Last year, she published a special series in Marianne, 100 pages on French-Armenians, and from April 20–23, she was in Diyarbakir, from where she submitted a reportage on the centenary of the Armenian Genocide. In 2006, proclaimed the Year of Armenia in France, Anne published the book 100 Réponses sur le génocide des Arméniens (“100 Answers on the Armenian Genocide”) with French historian Claire Mouradian.
“In 2006, we had come to Armenia to visit Lake Sevan with tourism [industry] experts. Arriving in Yerevan, we discovered that in France, MPs had voted in favor of the bill criminalizing Armenian Genocide denial. We were quite surprised because nearly everyone in France was against that bill.”
– Anne, you’re a French journalist, but you very frequently cover Armenian topics. Is this something you need to do because you have Armenian roots, or you believe that they’re interesting to others as well?
– As a French journalist with Armenian roots, I’m interested in what’s happening in Armenia. And when I have specific information, I dig deeper. I write sometimes short news pieces and sometimes lengthy articles on Armenia for Marianne.
– Have you ever been subjective in Armenian matters? Especially when covering Armenia’s problems with Turkey or Azerbaijan.
Anne Dastakian in Jerusalem, with an Armenian boy
– I think, no. But, for example, I was quite affected when I was writing about the destruction of Jugha‘s khachkars. It was hard to find a tone that was not emotional. I had to seek the help of my colleague. But in general, when the issue has to do with Turkey or Azerbaijan, it’s always easier to stand beside the victim than the opposite. Azerbaijan is even grotesque — it provides many occasions to laugh at its regime. By the way, though I’m a French citizen, I can’t travel to Azerbaijan because of my Armenian surname.
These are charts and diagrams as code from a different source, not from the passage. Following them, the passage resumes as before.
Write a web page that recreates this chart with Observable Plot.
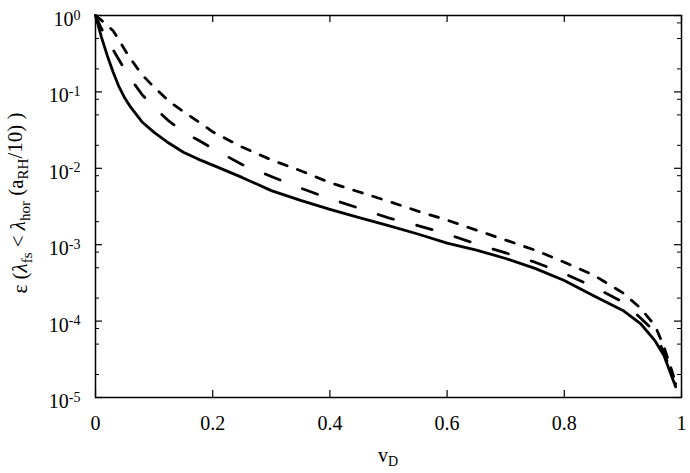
<!DOCTYPE html>
<html><head><meta charset="utf-8">
<script src="https://cdn.jsdelivr.net/npm/d3@7"></script>
<script src="https://cdn.jsdelivr.net/npm/@observablehq/plot@0.6"></script>
<style>body{margin:0;background:#fff}</style>
</head><body><div id="chart"></div>
<script>
// Data
const vD = [0, 0.01, 0.02, 0.03, 0.04, 0.05, 0.06, 0.08, 0.1, 0.125, 0.15, 0.175, 0.2, 0.25, 0.3, 0.35, 0.4, 0.45, 0.5, 0.55, 0.6, 0.65, 0.7, 0.75, 0.8, 0.85, 0.9, 0.93, 0.955, 0.97, 0.99];
const epsSolid  = [1, 0.525, 0.30, 0.182, 0.117, 0.083, 0.063, 0.040, 0.0295, 0.0214, 0.0162, 0.0132, 0.011, 0.0076, 0.0051, 0.0038, 0.0029, 0.00226, 0.00178, 0.00138, 0.00105, 0.00085, 0.00066, 0.00049, 0.00034, 0.000214, 0.000138, 0.000093, 0.000055, 0.0000355, 0.0000138];
const epsDashed = [1, 0.676, 0.49, 0.355, 0.263, 0.195, 0.148, 0.091, 0.063, 0.0417, 0.030, 0.0234, 0.0182, 0.0112, 0.0078, 0.0055, 0.0040, 0.0030, 0.00224, 0.00178, 0.00138, 0.00102, 0.00078, 0.00059, 0.00042, 0.00028, 0.000178, 0.00011, 0.000072, 0.000038, 0.0000151];
const epsDotted = [1, 0.87, 0.74, 0.63, 0.48, 0.355, 0.27, 0.166, 0.115, 0.076, 0.055, 0.041, 0.030, 0.019, 0.0129, 0.0093, 0.0065, 0.0049, 0.0037, 0.00275, 0.0021, 0.00155, 0.00115, 0.00085, 0.00059, 0.0004, 0.000234, 0.000148, 0.000087, 0.000046, 0.0000158];

const xTicks = [0, 0.2, 0.4, 0.6, 0.8, 1];
const xTickLabels = ["0", "0.2", "0.4", "0.6", "0.8", "1"];
const yTicks = [1, 1e-1, 1e-2, 1e-3, 1e-4, 1e-5];
const yTickExponents = ["0", "-1", "-2", "-3", "-4", "-5"];
const yMinorMultipliers = [2, 5, 8];

const seriesNames = ["solid", "dashed", "dotted"];
const seriesValues = [epsSolid, epsDashed, epsDotted];
const seriesDash = [null, "16,24", "9,11"];

const rows = seriesNames.map((name, k) => vD.map((v, i) => ({v, eps: seriesValues[k][i], name})));
const yMinor = yTicks.slice(1).flatMap(t => yMinorMultipliers.map(m => t * m));

const W = 690, H = 473, ML = 95, MR = 9, MT = 15, MB = 76;
const PW = W - ML - MR, PH = H - MT - MB;
const TL = 7, TM = 4;

const font = "'Liberation Serif', 'Times New Roman', serif";

const chart = Plot.plot({
  width: W, height: H,
  marginLeft: ML, marginRight: MR, marginTop: MT, marginBottom: MB,
  style: {fontFamily: font, fontSize: "20px", color: "black", background: "white"},
  x: {domain: [0, 1]},
  y: {type: "log", domain: [1e-5, 1]},
  marks: [
    Plot.axisX(xTicks, {tickSize: 0, tickPadding: 18, tickFormat: d => xTickLabels[xTicks.indexOf(d)], label: null, fontSize: 20}),
    Plot.axisY(yTicks, {tickSize: 0, tickPadding: 15, dy: 4, tickFormat: d => "10^" + yTickExponents[yTicks.indexOf(d)], label: null, fontSize: 20}),
    // inward ticks
    Plot.tickY(yTicks, {y: d => d, insetRight: PW - TL, stroke: "black", strokeWidth: 1.2}),
    Plot.tickY(yTicks, {y: d => d, insetLeft: PW - TL, stroke: "black", strokeWidth: 1.2}),
    Plot.tickY(yMinor, {y: d => d, insetRight: PW - TM, stroke: "black", strokeWidth: 1}),
    Plot.tickY(yMinor, {y: d => d, insetLeft: PW - TM, stroke: "black", strokeWidth: 1}),
    Plot.tickX(xTicks, {x: d => d, insetTop: PH - TL, stroke: "black", strokeWidth: 1.2}),
    Plot.tickX(xTicks, {x: d => d, insetBottom: PH - TL, stroke: "black", strokeWidth: 1.2}),
    ...rows.map((r, k) => Plot.line(r, {x: "v", y: "eps", stroke: "black", strokeWidth: 2.8, strokeDasharray: seriesDash[k], strokeLinejoin: "round"})),
    Plot.frame({stroke: "black", strokeWidth: 1.5})
  ]
});

document.getElementById("chart").appendChild(chart);
const svg = d3.select(chart);

// superscripts for y tick labels
svg.selectAll('g[aria-label="y-axis tick label"] text').each(function() {
  const t = d3.select(this);
  const s = t.text();
  const [base, exp] = s.split("^");
  t.text(null);
  t.append("tspan").text(base);
  t.append("tspan").attr("dy", "-0.45em").attr("font-size", "14px").text(exp);
});

// y-axis label
const yl = svg.append("text")
  .attr("transform", `translate(27,${MT + PH / 2 - 3}) rotate(-90)`)
  .attr("text-anchor", "middle")
  .attr("font-family", font).attr("font-size", "21px").attr("fill", "black");
yl.append("tspan").text("ε (");
yl.append("tspan").attr("font-style", "italic").text("λ");
yl.append("tspan").attr("font-size", "15px").attr("dy", "0.3em").text("fs");
yl.append("tspan").attr("dy", "-0.3em").text(" < ");
yl.append("tspan").attr("font-style", "italic").text("λ");
yl.append("tspan").attr("font-size", "15px").attr("dy", "0.3em").text("hor");
yl.append("tspan").attr("dy", "-0.3em").text(" (a");
yl.append("tspan").attr("font-size", "15px").attr("dy", "0.3em").text("RH");
yl.append("tspan").attr("dy", "-0.3em").text("/10) )");

// x-axis label
const xl = svg.append("text")
  .attr("x", ML + PW / 2).attr("y", 462)
  .attr("text-anchor", "middle")
  .attr("font-family", font).attr("font-size", "20px").attr("fill", "black");
xl.append("tspan").text("v");
xl.append("tspan").attr("font-size", "14px").attr("dy", "0.3em").text("D");
</script>
</body></html>
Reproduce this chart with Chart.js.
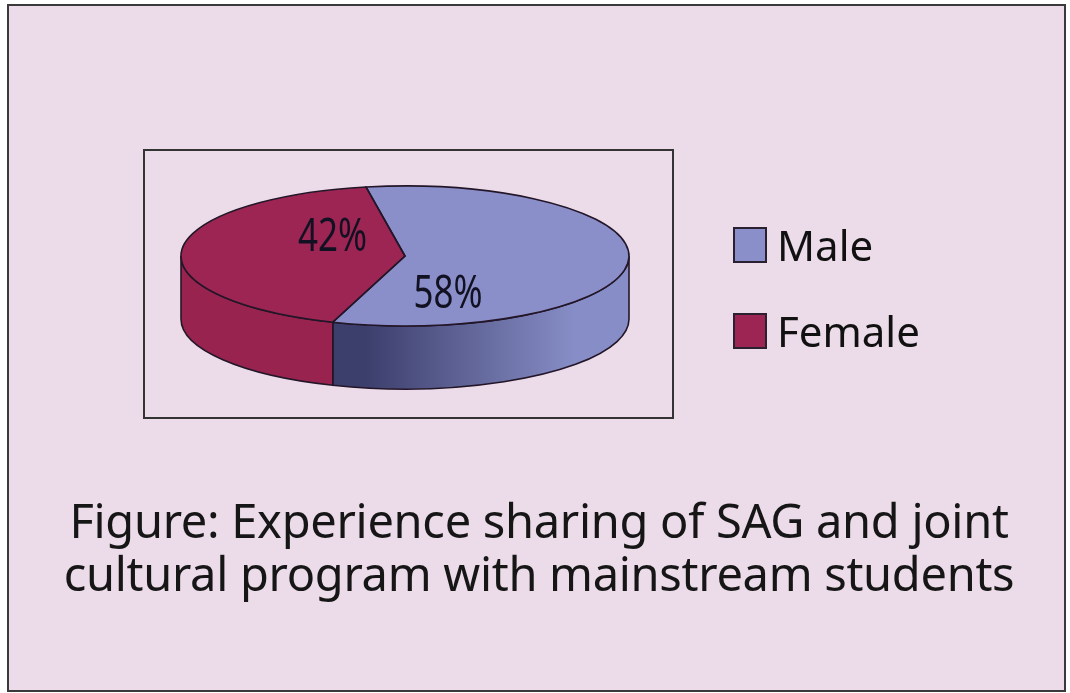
<!DOCTYPE html>
<html>
<head>
<meta charset="utf-8">
<script src="https://cdn.jsdelivr.net/npm/chart.js@4/dist/chart.umd.min.js"></script>
<style>
  body { margin: 0; background: #fff; width: 1070px; height: 693px; overflow: hidden; position: relative; font-family: "Noto Sans", sans-serif; }
  .frame { position: absolute; left: 7px; top: 4px; width: 1055px; height: 684px; border: 2.5px solid #3a3a3a; background: #ecdbe9; }
  .plotbox { position: absolute; left: 143px; top: 149px; width: 527px; height: 266px; border: 2px solid #333; }
  canvas { position: absolute; left: 0; top: 0; }
  .legend { position: absolute; left: 733px; top: 222px; }
  .legend div { display: flex; align-items: center; height: 45px; margin-bottom: 41px; font-size: 42px; color: #111; }
  .legend span { display: inline-block; width: 30px; height: 32px; border: 2px solid #2a2030; margin-right: 10px; }
  .caption { position: absolute; left: 0; width: 1078px; top: 494px; text-align: center; font-size: 47px; line-height: 53px; color: #161616; letter-spacing: -0.3px; }
</style>
</head>
<body>
<div class="frame"></div>
<div class="plotbox"></div>
<canvas id="chart" width="1070" height="693"></canvas>
<div class="legend" id="legend"></div>
<div class="caption">Figure: Experience sharing of SAG and joint<br>cultural program with mainstream students</div>

<script>
const labels = ["Male", "Female"];
const values = [58, 42];
const valueLabels = ["58%", "42%"];
const topColors = ["#8a8fca", "#9c2553"];

// 3D look
const squash = 0.3125;
const depth = 63;

function frontParts(s, e) {
  // parts of [s,e] that fall in the front half (0..PI, mod 2PI)
  const TAU = Math.PI * 2;
  let off = Math.floor(s / TAU) * TAU;
  s -= off; e -= off;
  let parts = [];
  for (let base of [0, TAU]) {
    let a = Math.max(s, base), b = Math.min(e, base + Math.PI);
    if (b > a) parts.push([a, b]);
  }
  return parts;
}

const pie3d = {
  id: "pie3d",
  beforeDatasetsDraw(chart) {
    const ctx = chart.ctx;
    const arcs = chart.getDatasetMeta(0).data;
    ctx.save();
    arcs.forEach((arc, i) => {
      const { x, y, outerRadius, startAngle, endAngle } = arc.getProps(["x", "y", "outerRadius", "startAngle", "endAngle"]);
      const ry = outerRadius * squash;
      frontParts(startAngle, endAngle).forEach(([a, b]) => {
        ctx.beginPath();
        ctx.ellipse(x, y, outerRadius, ry, 0, a, b);
        ctx.ellipse(x, y + depth, outerRadius, ry, 0, b, a, true);
        ctx.closePath();
        if (i === 0) {
          const g = ctx.createLinearGradient(x - 40, 0, x + 170, 0);
          g.addColorStop(0, "#3c3f6c");
          g.addColorStop(1, "#878dc6");
          ctx.fillStyle = g;
        } else {
          ctx.fillStyle = "#98234f";
        }
        ctx.fill();
        ctx.lineWidth = 1.6;
        ctx.strokeStyle = "#231628";
        ctx.stroke();
      });
    });
    // squash the top face
    const cy = arcs[0].y;
    ctx.translate(0, cy);
    ctx.scale(1, squash);
    ctx.translate(0, -cy);
  },
  afterDatasetsDraw(chart, args, opts) {
    const ctx = chart.ctx;
    ctx.restore();
    const arcs = chart.getDatasetMeta(0).data;
    ctx.save();
    // outlines of the top face
    arcs.forEach((arc) => {
      const { x, y, outerRadius, startAngle, endAngle } = arc.getProps(["x", "y", "outerRadius", "startAngle", "endAngle"]);
      const ry = outerRadius * squash;
      ctx.beginPath();
      ctx.moveTo(x, y);
      ctx.ellipse(x, y, outerRadius, ry, 0, startAngle, endAngle);
      ctx.closePath();
      ctx.lineWidth = 1.6;
      ctx.strokeStyle = "#231628";
      ctx.stroke();
    });
    // value labels
    ctx.fillStyle = "#111122";
    ctx.textAlign = "center";
    ctx.textBaseline = "middle";
    ctx.font = '46px "Noto Sans"';
    arcs.forEach((arc, i) => {
      const { x, y, outerRadius } = arc.getProps(["x", "y", "outerRadius"]);
      const an = opts.anchors[i];
      const t = an.angle * Math.PI / 180;
      const lx = x + Math.cos(t) * an.frac * outerRadius;
      const ly = y + Math.sin(t) * an.frac * outerRadius * squash;
      ctx.save();
      ctx.translate(lx, ly);
      ctx.scale(0.76, 1);
      ctx.fillText(chart.data.datasets[0].valueLabels[i], 0, 0);
      ctx.restore();
    });
    ctx.restore();
  }
};

const chart = new Chart(document.getElementById("chart"), {
  type: "pie",
  data: {
    labels: labels,
    datasets: [{
      data: values,
      valueLabels: valueLabels,
      backgroundColor: topColors,
      borderWidth: 0,
      radius: 224
    }]
  },
  options: {
    responsive: false,
    animation: false,
    events: [],
    rotation: -10,
    layout: { padding: { left: 181, right: 441, top: 32, bottom: 213 } },
    plugins: {
      legend: { display: false },
      tooltip: { enabled: false },
      pie3d: {
        anchors: [
          { angle: 71, frac: 0.59 },
          { angle: 218, frac: 0.41 }
        ]
      }
    }
  },
  plugins: [pie3d]
});

// legend
const legend = document.getElementById("legend");
labels.forEach((l, i) => {
  let row = document.createElement("div");
  row.innerHTML = `<span style="background:${topColors[i]}"></span>${l}`;
  legend.append(row);
});
</script>
</body>
</html>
Many years ago before one of her regular visits to Armenia, Anne asked me how to say “thank you for the interview” in Armenian. Why do you need to know? She said that after interviews in Armenia and Karabakh, she wanted to thank interviewees in Armenian. I decided to play a little game. I said, you have to say, “Let me kiss you”. She began to loudly repeat “Let me kiss you” in order to learn it. But my Armenian colleagues heard her and said, Anne, what are you saying? She said, nothing, I’m memorizing how to say thank you for the interview in Armenian. Who told you that…? I was caught much earlier than I planned to confess.
– So you never learned Armenian.
– When I was young, I could’ve, but it didn’t work out. In France, they teach you only Western Armenian. When I was in Prague, I learned a bit of Eastern Armenian. With any Armenian [person], we can find a common language in which to communicate. Knowing Russian saves me. But I’ll learn Armenian too.